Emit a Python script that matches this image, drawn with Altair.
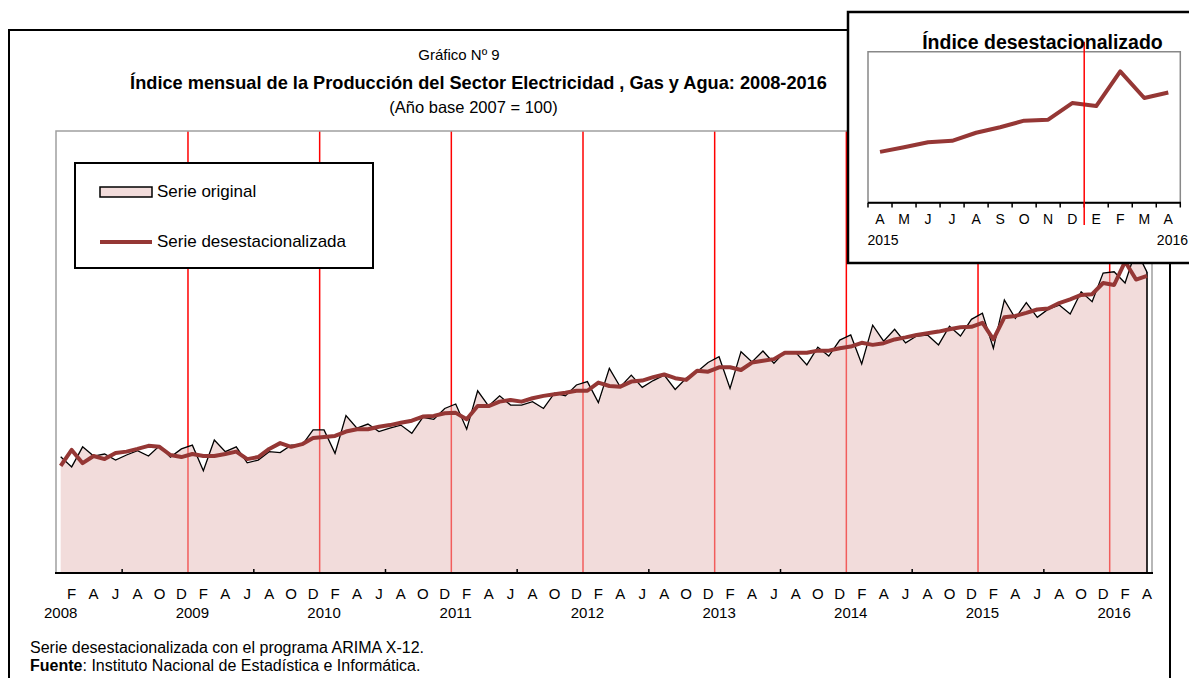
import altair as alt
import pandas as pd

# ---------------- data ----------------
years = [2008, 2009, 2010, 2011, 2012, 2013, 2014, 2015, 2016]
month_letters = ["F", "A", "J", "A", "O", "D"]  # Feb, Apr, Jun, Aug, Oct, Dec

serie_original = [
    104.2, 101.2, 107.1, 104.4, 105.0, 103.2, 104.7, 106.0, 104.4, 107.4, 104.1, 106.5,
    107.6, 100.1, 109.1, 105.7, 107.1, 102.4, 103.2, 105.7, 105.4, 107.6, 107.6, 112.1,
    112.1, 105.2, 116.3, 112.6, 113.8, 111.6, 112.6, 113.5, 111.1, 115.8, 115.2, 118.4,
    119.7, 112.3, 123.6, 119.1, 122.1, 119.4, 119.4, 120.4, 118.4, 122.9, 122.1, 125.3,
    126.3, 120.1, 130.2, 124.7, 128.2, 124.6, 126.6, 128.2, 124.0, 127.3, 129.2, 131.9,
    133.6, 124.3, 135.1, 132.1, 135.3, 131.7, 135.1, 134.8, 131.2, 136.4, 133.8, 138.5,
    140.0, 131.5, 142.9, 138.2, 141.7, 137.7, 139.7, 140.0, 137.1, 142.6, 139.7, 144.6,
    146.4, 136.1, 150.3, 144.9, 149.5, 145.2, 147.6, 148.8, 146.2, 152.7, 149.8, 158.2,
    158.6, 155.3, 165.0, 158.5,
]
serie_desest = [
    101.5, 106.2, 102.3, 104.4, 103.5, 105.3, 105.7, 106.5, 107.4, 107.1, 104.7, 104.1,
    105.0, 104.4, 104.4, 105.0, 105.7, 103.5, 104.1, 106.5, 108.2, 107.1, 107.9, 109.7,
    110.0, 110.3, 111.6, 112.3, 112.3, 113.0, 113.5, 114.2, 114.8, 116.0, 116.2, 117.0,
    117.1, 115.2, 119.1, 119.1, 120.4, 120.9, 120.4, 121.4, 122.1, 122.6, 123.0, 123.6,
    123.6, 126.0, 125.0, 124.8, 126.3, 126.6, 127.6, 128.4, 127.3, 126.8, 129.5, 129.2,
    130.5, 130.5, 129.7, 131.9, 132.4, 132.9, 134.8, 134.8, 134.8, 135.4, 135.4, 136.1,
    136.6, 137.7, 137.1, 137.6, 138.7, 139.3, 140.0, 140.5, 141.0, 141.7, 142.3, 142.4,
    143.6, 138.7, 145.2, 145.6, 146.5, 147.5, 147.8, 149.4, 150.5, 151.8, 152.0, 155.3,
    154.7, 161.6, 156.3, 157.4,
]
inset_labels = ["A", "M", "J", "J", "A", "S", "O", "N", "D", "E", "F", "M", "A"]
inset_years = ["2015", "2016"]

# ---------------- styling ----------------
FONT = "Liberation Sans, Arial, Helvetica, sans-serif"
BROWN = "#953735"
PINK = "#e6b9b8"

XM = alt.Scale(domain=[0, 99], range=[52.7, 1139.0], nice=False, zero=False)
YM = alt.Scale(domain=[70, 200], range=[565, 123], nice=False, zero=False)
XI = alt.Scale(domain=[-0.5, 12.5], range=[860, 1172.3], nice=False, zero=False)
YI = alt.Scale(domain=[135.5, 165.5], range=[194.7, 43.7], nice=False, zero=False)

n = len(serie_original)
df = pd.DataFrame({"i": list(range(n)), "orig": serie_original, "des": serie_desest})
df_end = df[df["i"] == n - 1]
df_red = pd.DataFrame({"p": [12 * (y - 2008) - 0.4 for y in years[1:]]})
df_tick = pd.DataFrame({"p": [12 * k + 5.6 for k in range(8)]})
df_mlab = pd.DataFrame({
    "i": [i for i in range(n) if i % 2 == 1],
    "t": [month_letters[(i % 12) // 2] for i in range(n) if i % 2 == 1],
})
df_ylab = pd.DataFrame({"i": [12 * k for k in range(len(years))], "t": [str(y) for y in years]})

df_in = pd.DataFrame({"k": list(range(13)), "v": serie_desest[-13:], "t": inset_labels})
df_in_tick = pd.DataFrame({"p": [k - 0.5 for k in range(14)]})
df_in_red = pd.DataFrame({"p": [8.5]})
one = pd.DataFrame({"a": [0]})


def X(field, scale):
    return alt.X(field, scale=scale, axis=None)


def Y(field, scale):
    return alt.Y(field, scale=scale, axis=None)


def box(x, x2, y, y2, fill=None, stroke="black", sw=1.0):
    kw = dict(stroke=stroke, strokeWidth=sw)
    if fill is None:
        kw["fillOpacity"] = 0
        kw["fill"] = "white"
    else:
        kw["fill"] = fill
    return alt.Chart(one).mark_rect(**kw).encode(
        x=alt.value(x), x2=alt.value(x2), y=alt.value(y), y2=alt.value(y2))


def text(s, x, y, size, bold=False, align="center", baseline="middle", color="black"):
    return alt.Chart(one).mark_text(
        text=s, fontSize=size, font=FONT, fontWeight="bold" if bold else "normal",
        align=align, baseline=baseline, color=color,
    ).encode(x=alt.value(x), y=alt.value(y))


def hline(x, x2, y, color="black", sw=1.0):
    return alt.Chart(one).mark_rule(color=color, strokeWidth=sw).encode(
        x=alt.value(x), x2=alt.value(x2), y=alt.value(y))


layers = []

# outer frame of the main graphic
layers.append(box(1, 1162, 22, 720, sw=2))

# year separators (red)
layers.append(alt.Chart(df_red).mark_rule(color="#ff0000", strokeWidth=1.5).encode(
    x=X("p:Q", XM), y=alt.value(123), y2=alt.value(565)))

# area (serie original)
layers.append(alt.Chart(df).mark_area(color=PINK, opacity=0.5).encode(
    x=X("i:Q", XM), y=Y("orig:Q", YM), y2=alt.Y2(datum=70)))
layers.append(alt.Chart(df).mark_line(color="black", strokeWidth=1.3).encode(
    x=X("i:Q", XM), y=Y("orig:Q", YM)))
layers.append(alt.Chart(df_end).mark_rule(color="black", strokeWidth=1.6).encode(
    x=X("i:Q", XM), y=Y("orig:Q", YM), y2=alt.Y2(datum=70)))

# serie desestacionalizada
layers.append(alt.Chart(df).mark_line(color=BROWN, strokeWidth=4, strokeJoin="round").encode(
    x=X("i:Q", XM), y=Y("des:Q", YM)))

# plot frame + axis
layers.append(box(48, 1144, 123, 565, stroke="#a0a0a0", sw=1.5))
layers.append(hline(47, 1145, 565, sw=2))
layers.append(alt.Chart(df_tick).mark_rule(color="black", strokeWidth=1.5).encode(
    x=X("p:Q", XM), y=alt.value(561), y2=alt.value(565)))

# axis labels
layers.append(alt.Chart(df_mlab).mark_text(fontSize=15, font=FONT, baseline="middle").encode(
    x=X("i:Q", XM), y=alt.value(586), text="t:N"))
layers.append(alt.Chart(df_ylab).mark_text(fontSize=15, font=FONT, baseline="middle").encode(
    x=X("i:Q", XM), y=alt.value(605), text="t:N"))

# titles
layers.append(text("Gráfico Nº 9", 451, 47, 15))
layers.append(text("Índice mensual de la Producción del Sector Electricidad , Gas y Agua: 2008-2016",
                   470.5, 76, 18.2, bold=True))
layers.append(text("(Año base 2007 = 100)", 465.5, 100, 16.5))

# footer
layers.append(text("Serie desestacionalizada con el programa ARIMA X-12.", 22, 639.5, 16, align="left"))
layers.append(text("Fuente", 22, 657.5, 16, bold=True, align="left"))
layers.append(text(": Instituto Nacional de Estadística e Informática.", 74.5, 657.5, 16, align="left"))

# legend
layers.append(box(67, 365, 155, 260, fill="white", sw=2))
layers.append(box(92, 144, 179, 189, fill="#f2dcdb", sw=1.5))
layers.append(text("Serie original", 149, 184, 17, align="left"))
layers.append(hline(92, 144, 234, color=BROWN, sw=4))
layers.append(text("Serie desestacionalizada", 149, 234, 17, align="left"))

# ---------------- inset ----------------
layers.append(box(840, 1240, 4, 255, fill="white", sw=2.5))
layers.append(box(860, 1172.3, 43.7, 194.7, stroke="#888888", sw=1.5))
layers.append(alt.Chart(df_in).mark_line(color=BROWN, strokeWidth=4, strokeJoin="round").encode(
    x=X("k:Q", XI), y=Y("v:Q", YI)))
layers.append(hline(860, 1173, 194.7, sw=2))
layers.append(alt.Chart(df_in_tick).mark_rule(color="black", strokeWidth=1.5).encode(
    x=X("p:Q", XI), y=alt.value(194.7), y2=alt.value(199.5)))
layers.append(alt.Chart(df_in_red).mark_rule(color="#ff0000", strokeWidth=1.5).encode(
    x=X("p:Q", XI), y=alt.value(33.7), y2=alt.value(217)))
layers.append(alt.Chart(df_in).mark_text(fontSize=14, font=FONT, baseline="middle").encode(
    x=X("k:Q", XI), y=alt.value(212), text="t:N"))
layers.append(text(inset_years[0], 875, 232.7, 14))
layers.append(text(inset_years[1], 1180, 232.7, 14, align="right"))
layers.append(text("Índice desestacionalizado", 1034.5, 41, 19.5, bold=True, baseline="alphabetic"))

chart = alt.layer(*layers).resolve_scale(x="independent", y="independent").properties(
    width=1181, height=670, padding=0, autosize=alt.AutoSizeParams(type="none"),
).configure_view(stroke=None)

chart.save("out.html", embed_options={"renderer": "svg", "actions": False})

──────────────────────────────

Write out each line of the listing above, exactly, from its first line to the line holding "Aug, Oct, Dec", inclusive. Skip the pictures.

ANSWER:
Emit a Python script that matches this image, drawn with Altair.
import altair as alt
import pandas as pd

# ---------------- data ----------------
years = [2008, 2009, 2010, 2011, 2012, 2013, 2014, 2015, 2016]
month_letters = ["F", "A", "J", "A", "O", "D"]  # Feb, Apr, Jun, Aug, Oct, Dec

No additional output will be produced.